Whether that will be to stay or go remains to be seen, but Ducati staff have been confident that Redding will make the switch to Pramac Ducati for 2016, and move into the orbit of the Bologna factory. In a few more hours, we will know for sure.

Further back down the grid, Eugene Laverty bemoaned the fact that the slower riders waiting for a tow had slowed him up. He alluded to them being the “SBS crowd, the people suffering from Small Brain Syndrome.”

His ideal time would have put him in 14th, where he had finished all weekend, Laverty said. But he had lost the heat out of both new tires dealing with riders looking for tows. He was disappointed to qualify in 19th, and hoping to get a good strong start to make up for lost time.

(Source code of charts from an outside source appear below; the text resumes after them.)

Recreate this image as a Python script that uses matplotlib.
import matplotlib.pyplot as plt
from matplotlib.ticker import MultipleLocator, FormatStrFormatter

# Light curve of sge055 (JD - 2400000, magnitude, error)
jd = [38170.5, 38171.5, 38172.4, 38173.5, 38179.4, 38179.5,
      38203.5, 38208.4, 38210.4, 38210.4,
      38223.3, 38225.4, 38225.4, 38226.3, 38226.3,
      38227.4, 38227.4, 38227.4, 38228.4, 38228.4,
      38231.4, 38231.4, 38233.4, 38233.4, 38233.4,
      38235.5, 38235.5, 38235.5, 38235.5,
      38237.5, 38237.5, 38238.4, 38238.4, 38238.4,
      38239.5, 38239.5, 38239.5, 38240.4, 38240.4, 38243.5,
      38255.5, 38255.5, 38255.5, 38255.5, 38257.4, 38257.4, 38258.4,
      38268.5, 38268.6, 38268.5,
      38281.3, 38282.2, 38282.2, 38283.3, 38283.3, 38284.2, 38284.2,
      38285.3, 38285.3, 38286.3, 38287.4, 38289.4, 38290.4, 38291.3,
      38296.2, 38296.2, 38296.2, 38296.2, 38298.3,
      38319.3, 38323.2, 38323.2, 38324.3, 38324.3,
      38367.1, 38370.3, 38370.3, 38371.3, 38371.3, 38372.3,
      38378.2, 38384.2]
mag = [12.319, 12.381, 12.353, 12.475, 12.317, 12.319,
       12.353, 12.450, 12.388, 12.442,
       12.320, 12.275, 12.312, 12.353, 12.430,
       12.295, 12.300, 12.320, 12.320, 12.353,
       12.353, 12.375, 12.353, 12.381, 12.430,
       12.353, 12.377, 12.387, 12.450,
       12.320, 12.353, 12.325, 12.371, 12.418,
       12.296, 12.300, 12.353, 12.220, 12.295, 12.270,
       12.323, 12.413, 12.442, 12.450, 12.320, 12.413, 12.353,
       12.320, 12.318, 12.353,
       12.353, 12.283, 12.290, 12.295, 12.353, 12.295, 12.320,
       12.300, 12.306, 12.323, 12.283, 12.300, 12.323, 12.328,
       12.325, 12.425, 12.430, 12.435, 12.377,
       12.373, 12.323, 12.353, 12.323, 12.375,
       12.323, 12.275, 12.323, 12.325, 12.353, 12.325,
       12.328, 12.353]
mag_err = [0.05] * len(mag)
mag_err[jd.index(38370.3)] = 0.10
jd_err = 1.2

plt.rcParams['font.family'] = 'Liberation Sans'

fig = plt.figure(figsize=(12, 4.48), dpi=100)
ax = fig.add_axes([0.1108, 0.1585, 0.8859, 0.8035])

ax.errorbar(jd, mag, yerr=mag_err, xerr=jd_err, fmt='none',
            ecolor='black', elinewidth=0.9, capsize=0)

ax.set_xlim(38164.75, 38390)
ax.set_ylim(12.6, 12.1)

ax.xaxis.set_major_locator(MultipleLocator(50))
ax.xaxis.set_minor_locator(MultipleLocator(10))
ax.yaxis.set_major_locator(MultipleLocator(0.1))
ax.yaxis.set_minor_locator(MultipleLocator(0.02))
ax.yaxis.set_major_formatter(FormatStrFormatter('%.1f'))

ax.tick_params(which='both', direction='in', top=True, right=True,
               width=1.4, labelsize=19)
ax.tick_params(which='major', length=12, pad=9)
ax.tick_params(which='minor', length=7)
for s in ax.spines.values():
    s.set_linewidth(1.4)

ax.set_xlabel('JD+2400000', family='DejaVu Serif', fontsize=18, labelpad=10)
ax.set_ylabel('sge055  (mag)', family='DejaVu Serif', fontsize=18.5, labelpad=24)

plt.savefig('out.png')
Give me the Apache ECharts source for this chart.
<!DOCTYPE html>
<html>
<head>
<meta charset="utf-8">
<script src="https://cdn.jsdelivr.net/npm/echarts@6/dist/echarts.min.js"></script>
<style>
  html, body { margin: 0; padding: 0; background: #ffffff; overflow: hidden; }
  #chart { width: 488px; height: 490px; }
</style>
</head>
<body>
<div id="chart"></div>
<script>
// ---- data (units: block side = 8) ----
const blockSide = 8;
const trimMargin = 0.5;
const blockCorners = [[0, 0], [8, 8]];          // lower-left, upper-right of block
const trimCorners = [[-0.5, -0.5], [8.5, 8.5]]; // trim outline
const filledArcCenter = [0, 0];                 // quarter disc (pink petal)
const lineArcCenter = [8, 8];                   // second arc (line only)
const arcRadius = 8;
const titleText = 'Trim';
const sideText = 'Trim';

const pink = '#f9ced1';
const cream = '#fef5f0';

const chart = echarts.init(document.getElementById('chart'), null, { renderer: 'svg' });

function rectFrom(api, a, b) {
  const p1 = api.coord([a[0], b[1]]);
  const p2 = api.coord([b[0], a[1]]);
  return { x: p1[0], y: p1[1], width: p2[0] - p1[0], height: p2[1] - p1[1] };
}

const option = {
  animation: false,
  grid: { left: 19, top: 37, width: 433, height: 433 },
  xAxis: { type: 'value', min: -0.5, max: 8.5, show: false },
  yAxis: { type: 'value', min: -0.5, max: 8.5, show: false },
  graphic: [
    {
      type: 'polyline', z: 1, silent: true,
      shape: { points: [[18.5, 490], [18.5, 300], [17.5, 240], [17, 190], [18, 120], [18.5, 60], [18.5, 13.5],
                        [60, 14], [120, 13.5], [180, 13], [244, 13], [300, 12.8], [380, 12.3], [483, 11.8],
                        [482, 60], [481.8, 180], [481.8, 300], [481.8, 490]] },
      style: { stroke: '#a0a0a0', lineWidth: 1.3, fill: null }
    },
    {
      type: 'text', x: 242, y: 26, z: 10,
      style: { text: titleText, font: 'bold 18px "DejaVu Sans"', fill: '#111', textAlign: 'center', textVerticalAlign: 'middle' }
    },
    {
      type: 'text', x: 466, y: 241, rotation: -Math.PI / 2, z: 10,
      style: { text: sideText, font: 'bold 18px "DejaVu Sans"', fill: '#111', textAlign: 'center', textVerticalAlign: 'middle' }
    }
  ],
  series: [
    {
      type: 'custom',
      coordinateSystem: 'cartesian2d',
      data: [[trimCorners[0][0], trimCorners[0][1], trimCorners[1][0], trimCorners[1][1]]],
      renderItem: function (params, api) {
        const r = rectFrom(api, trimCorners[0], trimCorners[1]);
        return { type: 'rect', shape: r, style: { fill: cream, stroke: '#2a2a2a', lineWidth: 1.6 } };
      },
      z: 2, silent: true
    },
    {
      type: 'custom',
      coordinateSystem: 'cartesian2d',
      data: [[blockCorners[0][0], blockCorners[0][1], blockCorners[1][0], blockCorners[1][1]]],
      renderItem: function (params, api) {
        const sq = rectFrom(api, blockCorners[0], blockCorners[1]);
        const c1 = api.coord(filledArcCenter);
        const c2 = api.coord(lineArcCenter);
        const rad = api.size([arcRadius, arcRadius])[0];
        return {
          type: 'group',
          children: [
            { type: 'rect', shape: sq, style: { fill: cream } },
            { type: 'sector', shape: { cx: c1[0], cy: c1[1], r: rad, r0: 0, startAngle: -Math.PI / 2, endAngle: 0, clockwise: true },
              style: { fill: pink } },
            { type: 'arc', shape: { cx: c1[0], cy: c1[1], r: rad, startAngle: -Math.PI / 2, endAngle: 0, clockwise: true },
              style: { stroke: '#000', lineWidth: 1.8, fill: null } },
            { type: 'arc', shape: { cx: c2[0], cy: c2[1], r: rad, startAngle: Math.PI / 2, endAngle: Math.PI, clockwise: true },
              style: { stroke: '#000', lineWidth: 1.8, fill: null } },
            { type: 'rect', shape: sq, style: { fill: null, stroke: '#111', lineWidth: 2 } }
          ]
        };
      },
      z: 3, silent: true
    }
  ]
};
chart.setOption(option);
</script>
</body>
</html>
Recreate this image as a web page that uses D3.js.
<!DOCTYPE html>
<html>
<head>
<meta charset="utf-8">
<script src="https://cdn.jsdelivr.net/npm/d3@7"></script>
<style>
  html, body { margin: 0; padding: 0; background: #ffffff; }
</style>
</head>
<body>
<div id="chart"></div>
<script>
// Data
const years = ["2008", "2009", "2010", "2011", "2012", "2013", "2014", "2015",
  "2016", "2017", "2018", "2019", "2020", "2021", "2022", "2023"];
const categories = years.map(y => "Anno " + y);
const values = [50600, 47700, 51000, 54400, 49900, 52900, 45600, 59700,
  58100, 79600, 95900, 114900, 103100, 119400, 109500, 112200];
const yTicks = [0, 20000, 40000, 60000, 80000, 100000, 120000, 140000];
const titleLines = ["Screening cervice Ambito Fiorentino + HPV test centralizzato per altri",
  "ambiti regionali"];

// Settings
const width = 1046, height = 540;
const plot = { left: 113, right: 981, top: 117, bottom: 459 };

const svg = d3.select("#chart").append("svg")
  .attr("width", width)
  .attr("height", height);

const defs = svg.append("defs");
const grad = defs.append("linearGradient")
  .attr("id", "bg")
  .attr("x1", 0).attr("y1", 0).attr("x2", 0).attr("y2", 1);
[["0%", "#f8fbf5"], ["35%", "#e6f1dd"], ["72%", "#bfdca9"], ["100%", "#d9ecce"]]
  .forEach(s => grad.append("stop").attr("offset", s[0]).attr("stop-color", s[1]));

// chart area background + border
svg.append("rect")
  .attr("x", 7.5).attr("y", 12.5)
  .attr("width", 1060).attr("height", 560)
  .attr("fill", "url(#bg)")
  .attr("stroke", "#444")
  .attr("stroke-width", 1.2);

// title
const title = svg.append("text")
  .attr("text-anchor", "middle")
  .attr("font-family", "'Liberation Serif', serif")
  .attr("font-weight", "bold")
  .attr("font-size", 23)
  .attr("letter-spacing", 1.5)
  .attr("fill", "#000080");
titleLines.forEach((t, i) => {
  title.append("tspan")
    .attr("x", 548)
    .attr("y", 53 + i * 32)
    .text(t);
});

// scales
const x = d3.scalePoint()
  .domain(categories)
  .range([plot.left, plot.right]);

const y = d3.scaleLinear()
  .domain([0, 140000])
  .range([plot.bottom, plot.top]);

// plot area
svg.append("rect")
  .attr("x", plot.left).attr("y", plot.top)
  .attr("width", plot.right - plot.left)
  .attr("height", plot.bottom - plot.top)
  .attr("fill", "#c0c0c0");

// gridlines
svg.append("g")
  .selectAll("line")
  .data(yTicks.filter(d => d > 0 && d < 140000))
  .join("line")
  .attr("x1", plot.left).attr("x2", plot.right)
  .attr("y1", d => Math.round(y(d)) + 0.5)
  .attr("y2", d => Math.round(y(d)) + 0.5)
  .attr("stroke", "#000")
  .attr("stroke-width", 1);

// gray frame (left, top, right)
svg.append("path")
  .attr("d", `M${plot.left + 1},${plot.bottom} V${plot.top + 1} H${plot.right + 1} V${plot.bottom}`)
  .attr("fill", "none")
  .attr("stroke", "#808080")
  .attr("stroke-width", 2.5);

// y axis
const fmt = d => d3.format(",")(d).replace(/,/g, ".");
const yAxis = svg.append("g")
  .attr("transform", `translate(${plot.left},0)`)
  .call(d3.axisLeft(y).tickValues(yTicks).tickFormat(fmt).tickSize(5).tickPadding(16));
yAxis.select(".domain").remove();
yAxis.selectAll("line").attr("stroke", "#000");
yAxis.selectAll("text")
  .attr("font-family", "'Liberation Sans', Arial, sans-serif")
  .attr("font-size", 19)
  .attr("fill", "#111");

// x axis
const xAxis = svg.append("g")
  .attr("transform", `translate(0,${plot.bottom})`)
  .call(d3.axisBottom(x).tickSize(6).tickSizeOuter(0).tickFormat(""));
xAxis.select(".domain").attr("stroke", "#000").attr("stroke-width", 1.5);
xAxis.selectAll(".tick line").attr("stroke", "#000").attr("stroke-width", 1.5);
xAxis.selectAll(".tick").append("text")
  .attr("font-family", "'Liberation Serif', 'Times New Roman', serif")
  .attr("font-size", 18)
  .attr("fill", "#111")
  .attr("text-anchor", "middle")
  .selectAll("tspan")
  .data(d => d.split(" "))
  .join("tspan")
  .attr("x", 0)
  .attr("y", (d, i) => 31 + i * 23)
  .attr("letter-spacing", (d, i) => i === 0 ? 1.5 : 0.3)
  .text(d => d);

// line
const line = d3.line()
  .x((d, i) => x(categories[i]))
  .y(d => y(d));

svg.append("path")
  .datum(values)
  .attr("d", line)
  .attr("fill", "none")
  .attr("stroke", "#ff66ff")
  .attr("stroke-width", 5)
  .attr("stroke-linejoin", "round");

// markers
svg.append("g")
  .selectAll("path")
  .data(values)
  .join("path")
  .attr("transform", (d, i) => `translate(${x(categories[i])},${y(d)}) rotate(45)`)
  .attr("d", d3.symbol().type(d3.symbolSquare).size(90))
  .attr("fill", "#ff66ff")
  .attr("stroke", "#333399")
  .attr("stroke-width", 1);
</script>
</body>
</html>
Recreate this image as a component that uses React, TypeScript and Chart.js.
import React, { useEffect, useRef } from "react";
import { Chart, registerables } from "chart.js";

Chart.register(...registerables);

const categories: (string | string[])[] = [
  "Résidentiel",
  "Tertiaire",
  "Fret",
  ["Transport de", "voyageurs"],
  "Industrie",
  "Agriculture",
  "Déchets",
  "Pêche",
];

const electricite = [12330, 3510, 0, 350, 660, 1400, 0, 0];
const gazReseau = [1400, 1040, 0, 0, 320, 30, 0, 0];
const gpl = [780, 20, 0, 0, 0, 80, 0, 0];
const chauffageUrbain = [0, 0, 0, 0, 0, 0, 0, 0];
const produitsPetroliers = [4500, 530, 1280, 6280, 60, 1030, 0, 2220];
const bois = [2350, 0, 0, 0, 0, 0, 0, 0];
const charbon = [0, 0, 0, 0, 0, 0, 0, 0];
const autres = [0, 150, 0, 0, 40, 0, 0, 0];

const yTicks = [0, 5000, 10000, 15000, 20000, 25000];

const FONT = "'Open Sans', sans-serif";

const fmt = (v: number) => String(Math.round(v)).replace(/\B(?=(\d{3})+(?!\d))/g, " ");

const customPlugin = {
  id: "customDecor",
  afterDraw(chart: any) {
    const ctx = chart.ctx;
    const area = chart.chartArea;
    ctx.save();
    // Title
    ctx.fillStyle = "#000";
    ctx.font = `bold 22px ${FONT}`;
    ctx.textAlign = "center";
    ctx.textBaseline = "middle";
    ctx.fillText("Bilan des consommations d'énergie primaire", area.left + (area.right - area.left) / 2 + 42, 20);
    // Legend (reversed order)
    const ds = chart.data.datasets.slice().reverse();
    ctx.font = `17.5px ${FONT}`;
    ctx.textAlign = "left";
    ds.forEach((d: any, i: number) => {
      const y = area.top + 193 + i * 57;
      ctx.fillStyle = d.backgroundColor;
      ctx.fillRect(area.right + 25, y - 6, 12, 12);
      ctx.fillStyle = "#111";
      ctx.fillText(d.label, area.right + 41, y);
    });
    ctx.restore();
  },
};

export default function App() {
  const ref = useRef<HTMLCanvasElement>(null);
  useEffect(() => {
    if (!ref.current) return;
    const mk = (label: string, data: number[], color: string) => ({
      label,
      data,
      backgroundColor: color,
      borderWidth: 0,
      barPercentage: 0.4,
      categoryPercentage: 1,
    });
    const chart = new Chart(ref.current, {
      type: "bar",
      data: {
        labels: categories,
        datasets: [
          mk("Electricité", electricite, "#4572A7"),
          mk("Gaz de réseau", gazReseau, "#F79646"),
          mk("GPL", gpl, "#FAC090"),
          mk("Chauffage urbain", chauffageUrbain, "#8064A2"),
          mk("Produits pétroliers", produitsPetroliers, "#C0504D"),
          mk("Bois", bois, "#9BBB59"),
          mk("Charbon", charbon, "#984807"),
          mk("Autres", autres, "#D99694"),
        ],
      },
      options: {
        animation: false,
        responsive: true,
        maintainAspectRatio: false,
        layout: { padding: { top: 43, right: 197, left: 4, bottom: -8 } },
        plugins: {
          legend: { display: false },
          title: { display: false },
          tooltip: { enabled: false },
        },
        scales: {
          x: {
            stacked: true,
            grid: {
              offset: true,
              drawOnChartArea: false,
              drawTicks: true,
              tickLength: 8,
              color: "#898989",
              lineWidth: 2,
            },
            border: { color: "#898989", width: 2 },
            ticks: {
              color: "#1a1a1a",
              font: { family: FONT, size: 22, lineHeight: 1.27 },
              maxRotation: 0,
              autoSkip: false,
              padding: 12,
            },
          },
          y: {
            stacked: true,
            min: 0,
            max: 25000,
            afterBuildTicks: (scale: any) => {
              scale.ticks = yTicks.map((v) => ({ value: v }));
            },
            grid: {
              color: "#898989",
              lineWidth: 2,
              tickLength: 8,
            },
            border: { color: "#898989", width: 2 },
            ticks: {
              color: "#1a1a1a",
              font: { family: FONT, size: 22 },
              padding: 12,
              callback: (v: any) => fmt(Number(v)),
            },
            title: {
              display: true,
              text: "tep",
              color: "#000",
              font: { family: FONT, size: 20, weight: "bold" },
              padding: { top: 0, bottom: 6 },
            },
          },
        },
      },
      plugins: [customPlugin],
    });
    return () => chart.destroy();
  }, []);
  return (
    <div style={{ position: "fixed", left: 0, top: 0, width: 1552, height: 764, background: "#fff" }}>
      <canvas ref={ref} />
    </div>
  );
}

Moto2 saw a fascinating battle play out, Sam Lowes making perfect use of the day to post an brand new lap record at the track. Alex Rins got close to Lowes, but came up just short, while Johann Zarco and Alex Márquez were also close behind the leaders.

Lowes looked as happy as a pig in manure with his pole, and looks ominous for the race on Sunday. Lowes is not going to let this one slip between his fingers at his home race.

In Moto3, Jorge Navarro took his first pole, with Jorge Martin, Mahindra rookie, having been fastest during FP3. Danny Kent was back at the front at last, after a difficult start to the weekend, and confident of more.

The problem all the Moto3 riders face is that it is impossible to break away on the circuit, especially if the wind picks up on race day. That means biding your time and waiting for the right time to move, probably on the last lap of the race.

You can’t get away on your own, so you have to approach the final few laps as a battle which could decisive. Danny Kent told me he had been working on setting that bike up for late braking and fighting hard, preparing for the last few laps, rathe than the early laps.

All of this, of course, depends on the weather staying dry. That may or may not happen, a band of rain moving across the country, and either just missing or just hitting the Silverstone area.

It might rain, it might drizzle, but might also even be rather dry. Only time will tell, and for the moment, the riders know what they want.